Gli ultimi giorni del mese di settembre del 1994 vedevano l’uscita dell’attesissimo ‘Low’ dei Testament, annunciato come il disco della svolta “dura e pura” dopo le incursioni nell’heavy tout court di ‘The Ritual’ e l’uscita di Skolnick e Clemente. Rimasti saldamente al timone, Billy e Peterson rispettano i proclami iniziati sin dai tempi di ‘Return to Apocalyptic City’ e ci consegnano tra le mani un album che trascina il quintetto verso i lidi del death metal, forte del drumming al passo coi tempi di un John Tempesta in transito dagli Exodus ai White Zombie e soprattutto degli assoli di James Murphy, con alle spalle un disco di prima grandezza come ‘Cause of Death’ degli Obituary. L’urgenza di colpire dritti nel segno c’è, e si dipana dalla title track alla violentissima ‘Dog Faced Gods’, ma il valore aggiunto della melodia agrodolce non viene abbandonato del tutto, come succede sia nel gigante buono ‘Hail Mary’ che nella ballad d’ordinanza, quella ‘Trail of Tears’ che personalmente è seconda solo a ‘Return to Serenity’ in quanto a carica evocativa di questi thrashers dal cuore tenero. Restando sul giudizio personale, si tratta di uno dei dischi fondamentali dei Testament, immediatamente dopo la stellare coppia di debut e l’incredibile ‘The Gathering’, di cui costituisce una vera e propria anticipazione.

‘The System has Failed’, ovvero il postulato per cui un attimo prima puoi dire “non sono i Megadeth” e un attimo dopo renderti conto di quanto quest’affermazione si riveli inconsistente, cozzando contro il volere, la presenza e la carica impositiva del lider maximo della cangiante compagine. È pur vero che la Sanctuary abbia fatto qualche danno di troppo nella serie di ristampe dell’epoca che inseguivano l’imperante loudness war infarcendo i dischi di una serie di outtakes inutili, ma se c’è stata un’intuizione corretta è stata quella di imporre il logo dei Megadeth a un album pensato per essere un lavoro solista a nome dello stesso Dave Mustaine. Per quanto io sia uno strenuo difensore del valore di ‘Cryptic Writings’, ‘The System has Failed’ rappresenta il concetto stesso di rinascita a fronte del flop dei due predecessori (soprattutto dell’immediato predecessore ‘The World Needs a Hero’), forte com’è della presenza di un’autentica colonna del sound della band come Chris Poland alla chitarra solista. Diciamocelo, un’opener come ‘Blackmail the Universe’ ha tutto ciò che un pezzo dei Megadeth dovrebbe avere, ed è un peccato che le successive rese dal vivo non abbiano visto i lead guitarist del momento riprodurre fedelmente l’operato di quel fantastico jazzista prestato al metal che è Poland. Poco male, grazie a questo album possiamo tornare a tutti gli effetti a ritroso oltre la cortina di ferro di ‘Return to Metalopolis’ e verso le atmosfere acide e sferraglianti dei primi due dischi, quando si tratta di chitarra solista. Il resto lo fa il ritrovato bilanciamento tra violenza iconoclasta e melodia tossica da parte di MegaDave, con ‘Die Dead Enough’ e ‘The Scorpion’ a inserirsi a pieno titolo nel lotto di songs che non si tolgono più dalla testa, contornate da un lotto di proclami da parte del POTUS più strampalato ma più indimenticabile che un diverso corso della Storia avrebbe potuto regalarci…

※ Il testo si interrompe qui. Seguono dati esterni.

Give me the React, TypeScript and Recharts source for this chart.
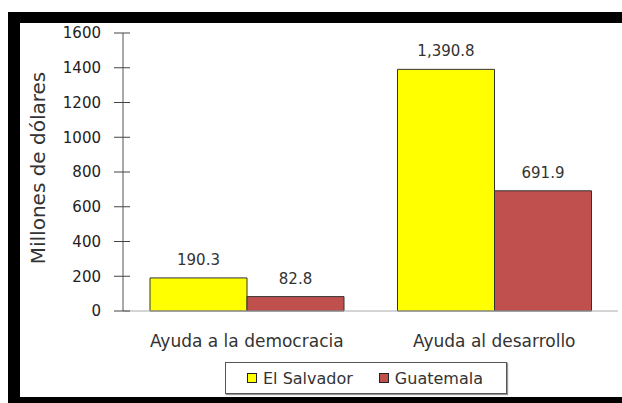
import {
  BarChart,
  Bar,
  XAxis,
  YAxis,
  Legend,
  LabelList,
} from "recharts";

const categories = ["Ayuda a la democracia", "Ayuda al desarrollo"];
const elSalvador = [190.3, 1390.8];
const guatemala = [82.8, 691.9];
const yTicks = [0, 200, 400, 600, 800, 1000, 1200, 1400, 1600];

const data = categories.map((c, i) => ({
  category: c,
  elSalvador: elSalvador[i],
  guatemala: guatemala[i],
}));

const FONT = "'DejaVu Sans', Verdana, sans-serif";
const COLORS = {
  elSalvador: "#ffff00",
  guatemala: "#c0504d",
};

const fmt = (v: any) =>
  Number(v).toLocaleString("en-US", { minimumFractionDigits: 1, maximumFractionDigits: 1 });

// y tick: label plus a tick mark that crosses the axis line
function YTick({ x, y, payload }: any) {
  return (
    <g>
      <line x1={x + 13} x2={x + 29} y1={y} y2={y} stroke="#444" />
      <text
        x={x}
        y={y}
        dy="0.355em"
        textAnchor="end"
        fontSize={15}
        fill="#222"
        fontFamily={FONT}
      >
        {payload.value}
      </text>
    </g>
  );
}

function LegendBox({ payload }: any) {
  return (
    <div
      style={{
        boxSizing: "border-box",
        width: 282,
        height: 32,
        border: "1px solid #555",
        boxShadow: "1px 1px 1px #999",
        display: "flex",
        alignItems: "center",
        paddingLeft: 21,
        fontFamily: FONT,
        fontSize: 16,
        color: "#333",
        background: "#fff",
      }}
    >
      {(payload || []).map((p: any, i: number) => (
        <div
          key={p.value}
          style={{ display: "flex", alignItems: "center", marginLeft: i === 0 ? 0 : 26 }}
        >
          <span
            style={{
              display: "inline-block",
              boxSizing: "border-box",
              width: 10,
              height: 10,
              background: p.color,
              border: "1px solid #222",
              marginRight: 6,
            }}
          />
          <span>{p.value}</span>
        </div>
      ))}
    </div>
  );
}

export default function App() {
  return (
    <div
      style={{
        position: "absolute",
        left: 0,
        top: 0,
        width: 622,
        height: 403,
        background: "#fff",
        overflow: "hidden",
      }}
    >
      <div style={{ position: "absolute", left: 8, top: 12, width: 614, height: 11, background: "#000" }} />
      <div style={{ position: "absolute", left: 8, top: 12, width: 12, height: 391, background: "#000" }} />
      <div style={{ position: "absolute", left: 8, top: 397, width: 614, height: 6, background: "#000" }} />
      <div style={{ position: "absolute", left: 0, top: 0 }}>
        <BarChart
          width={622}
          height={403}
          data={data}
          margin={{ top: 33, right: 4, left: 20, bottom: 42 }}
          barCategoryGap={27}
          barGap={0}
        >
          <XAxis
            dataKey="category"
            tickLine={false}
            axisLine={{ stroke: "#aaa" }}
            tick={{ fontSize: 17, fill: "#333", fontFamily: FONT }}
            tickMargin={18}
            height={50}
            interval={0}
          />
          <XAxis
            xAxisId="top"
            orientation="top"
            dataKey="category"
            tick={false}
            tickLine={false}
            axisLine={{ stroke: "#888" }}
            height={0}
          />
          <YAxis
            domain={[0, 1600]}
            ticks={yTicks}
            interval={0}
            width={103}
            tickSize={9}
            tickMargin={13}
            tickLine={false}
            axisLine={{ stroke: "#555" }}
            tick={<YTick />}
            label={{
              value: "Millones de dólares",
              angle: -90,
              position: "center",
              dx: -34,
              dy: -4,
              fontSize: 20,
              fill: "#333",
              fontFamily: FONT,
            }}
          />
          <YAxis
            yAxisId="right"
            orientation="right"
            domain={[0, 1600]}
            width={0}
            tick={false}
            tickLine={false}
            axisLine={{ stroke: "#888" }}
          />
          <Legend
            verticalAlign="middle"
            align="center"
            wrapperStyle={{ left: 225, top: 362, width: 282, height: 32 }}
            content={<LegendBox />}
          />
          <Bar
            dataKey="elSalvador"
            name="El Salvador"
            fill={COLORS.elSalvador}
            stroke="#333"
            strokeWidth={1}
            isAnimationActive={false}
          >
            <LabelList
              dataKey="elSalvador"
              position="top"
              offset={13}
              formatter={fmt}
              style={{ fontSize: 15, fill: "#333", fontFamily: FONT }}
            />
          </Bar>
          <Bar
            dataKey="guatemala"
            name="Guatemala"
            fill={COLORS.guatemala}
            stroke="#333"
            strokeWidth={1}
            isAnimationActive={false}
          >
            <LabelList
              dataKey="guatemala"
              position="top"
              offset={13}
              formatter={fmt}
              style={{ fontSize: 15, fill: "#333", fontFamily: FONT }}
            />
          </Bar>
        </BarChart>
      </div>
    </div>
  );
}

Ed eccoci agli Anni Dieci, categoria juniores della nostra kermesse: tocca a ‘Storm of Blades’, quinto album degli svedesi Bullet. Come, non sapete chi sono i Bullet? Beh, è presto detto: frullate insieme Judas Priest, Accept, AC/DC e Harold Faltermeyer avendo cura di lasciare intatte le asperità originarie, ed ecco il disco defender del settembre 2014! Come li definivo all’epoca, i Bullet sono più o meno l’immagine stereotipata del metal, senza le sagaci orchestrazioni di Steve Harris, più priestiani dei Judas Priest, con quella cattiveria che i Megadeth hanno avuto cura di applicare al thrash metal e che loro mantengono stretta e ringhiante nel classic che più classic non si può. E poi, se volete un’immagine dell’operato della coppia di chitarre Klang/Lyrbo pensate ad Angus Young vestito da Ross the Boss piuttosto che da scolaretto, e al povero Malcolm corredato di un bel paio di baffi a manubrio. Perché in fin dei conti sono gli AC/DC la chiave di lettura perfetta del fenomeno Bullet, in una veste metallizzata che è da sempre il sogno proibito di tutti i defenders, quel sogno appena soddisfatto da dischi come ‘The Razor’s Edge’ e che qui vive appieno la sua dimensione sferragliante in episodi come ‘Tornado’ e ‘Crossfire’, nonché in quell’inno da birreria cromata che è la title track!